## Direction
The lines to print start at the one containing "Recreate this image" and end at the one containing "from matplotlib import font_manager"; print them exactly, ends included, and only them.
>> Start Information shown
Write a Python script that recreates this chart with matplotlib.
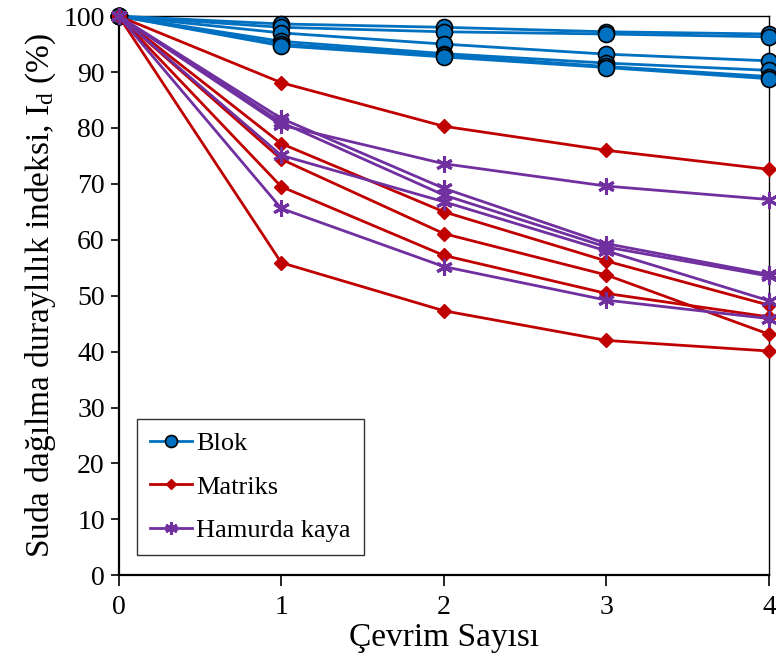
>> End Information shown
>> Start Information shown
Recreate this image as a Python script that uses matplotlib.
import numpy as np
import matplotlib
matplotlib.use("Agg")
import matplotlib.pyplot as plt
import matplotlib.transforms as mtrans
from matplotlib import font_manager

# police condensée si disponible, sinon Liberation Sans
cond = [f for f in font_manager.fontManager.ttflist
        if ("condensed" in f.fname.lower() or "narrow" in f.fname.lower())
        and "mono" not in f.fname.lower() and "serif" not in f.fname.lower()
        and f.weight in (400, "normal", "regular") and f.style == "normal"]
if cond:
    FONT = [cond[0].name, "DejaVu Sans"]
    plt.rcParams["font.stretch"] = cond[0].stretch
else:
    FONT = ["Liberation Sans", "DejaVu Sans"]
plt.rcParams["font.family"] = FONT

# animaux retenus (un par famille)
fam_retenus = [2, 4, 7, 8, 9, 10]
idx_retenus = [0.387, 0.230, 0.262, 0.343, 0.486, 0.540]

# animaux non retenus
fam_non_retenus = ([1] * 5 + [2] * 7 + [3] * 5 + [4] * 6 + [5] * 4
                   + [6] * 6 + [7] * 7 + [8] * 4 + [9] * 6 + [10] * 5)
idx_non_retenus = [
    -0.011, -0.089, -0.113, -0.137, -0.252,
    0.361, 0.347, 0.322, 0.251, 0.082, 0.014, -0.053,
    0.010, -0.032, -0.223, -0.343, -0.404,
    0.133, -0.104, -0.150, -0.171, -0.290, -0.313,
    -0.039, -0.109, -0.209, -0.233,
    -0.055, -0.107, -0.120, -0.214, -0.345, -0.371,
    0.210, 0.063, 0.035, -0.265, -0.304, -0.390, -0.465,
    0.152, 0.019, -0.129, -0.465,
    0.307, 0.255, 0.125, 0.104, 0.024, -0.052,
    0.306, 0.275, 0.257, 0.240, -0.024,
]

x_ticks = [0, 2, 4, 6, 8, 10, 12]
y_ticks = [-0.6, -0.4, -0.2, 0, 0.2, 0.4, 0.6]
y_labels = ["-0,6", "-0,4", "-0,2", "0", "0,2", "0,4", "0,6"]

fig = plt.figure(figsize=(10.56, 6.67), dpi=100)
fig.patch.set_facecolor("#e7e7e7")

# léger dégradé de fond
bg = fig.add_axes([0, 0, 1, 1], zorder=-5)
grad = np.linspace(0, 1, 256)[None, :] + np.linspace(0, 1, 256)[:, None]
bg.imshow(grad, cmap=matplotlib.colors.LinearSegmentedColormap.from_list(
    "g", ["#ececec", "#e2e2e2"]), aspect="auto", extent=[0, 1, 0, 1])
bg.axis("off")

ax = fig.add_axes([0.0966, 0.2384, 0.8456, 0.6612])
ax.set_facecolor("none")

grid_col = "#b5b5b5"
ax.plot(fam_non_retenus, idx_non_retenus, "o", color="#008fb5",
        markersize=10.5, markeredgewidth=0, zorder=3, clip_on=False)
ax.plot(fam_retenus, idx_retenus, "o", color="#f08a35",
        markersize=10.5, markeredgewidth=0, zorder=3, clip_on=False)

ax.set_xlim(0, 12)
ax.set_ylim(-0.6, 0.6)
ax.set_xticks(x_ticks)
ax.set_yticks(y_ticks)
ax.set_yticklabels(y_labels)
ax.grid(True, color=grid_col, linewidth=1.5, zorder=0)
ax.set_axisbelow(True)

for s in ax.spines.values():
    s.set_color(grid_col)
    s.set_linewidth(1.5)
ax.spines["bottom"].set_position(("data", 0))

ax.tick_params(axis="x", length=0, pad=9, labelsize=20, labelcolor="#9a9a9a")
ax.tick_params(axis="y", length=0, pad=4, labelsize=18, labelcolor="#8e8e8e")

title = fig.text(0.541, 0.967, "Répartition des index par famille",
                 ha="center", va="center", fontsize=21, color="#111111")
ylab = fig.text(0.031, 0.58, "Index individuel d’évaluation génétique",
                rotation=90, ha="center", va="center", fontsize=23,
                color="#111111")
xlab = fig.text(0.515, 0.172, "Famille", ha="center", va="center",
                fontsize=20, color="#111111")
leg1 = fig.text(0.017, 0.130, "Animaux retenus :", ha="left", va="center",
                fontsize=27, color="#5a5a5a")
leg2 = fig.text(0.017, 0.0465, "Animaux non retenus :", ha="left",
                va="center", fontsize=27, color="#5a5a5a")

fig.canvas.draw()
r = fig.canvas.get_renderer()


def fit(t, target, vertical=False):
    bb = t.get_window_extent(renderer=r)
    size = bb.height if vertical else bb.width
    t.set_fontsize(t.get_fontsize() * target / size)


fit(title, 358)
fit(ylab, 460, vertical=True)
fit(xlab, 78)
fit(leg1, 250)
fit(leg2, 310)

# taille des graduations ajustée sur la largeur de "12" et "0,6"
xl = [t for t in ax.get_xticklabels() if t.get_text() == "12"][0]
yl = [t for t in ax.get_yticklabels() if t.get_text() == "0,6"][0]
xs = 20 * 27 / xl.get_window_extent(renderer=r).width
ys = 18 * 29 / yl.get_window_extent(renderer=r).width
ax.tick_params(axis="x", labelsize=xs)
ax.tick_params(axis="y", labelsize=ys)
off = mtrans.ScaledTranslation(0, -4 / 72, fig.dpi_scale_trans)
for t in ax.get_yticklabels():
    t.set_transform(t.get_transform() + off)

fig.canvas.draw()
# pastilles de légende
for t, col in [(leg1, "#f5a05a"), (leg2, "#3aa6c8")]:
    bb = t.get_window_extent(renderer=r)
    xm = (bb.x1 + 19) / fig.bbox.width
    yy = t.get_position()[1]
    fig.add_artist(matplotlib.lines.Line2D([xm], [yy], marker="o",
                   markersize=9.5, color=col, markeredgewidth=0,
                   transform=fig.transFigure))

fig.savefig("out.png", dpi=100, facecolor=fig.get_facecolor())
>> End Information shown
## Answer for the task
Recreate this image as a Python script that uses matplotlib.
import numpy as np
import matplotlib
matplotlib.use("Agg")
import matplotlib.pyplot as plt
import matplotlib.transforms as mtrans
from matplotlib import font_manager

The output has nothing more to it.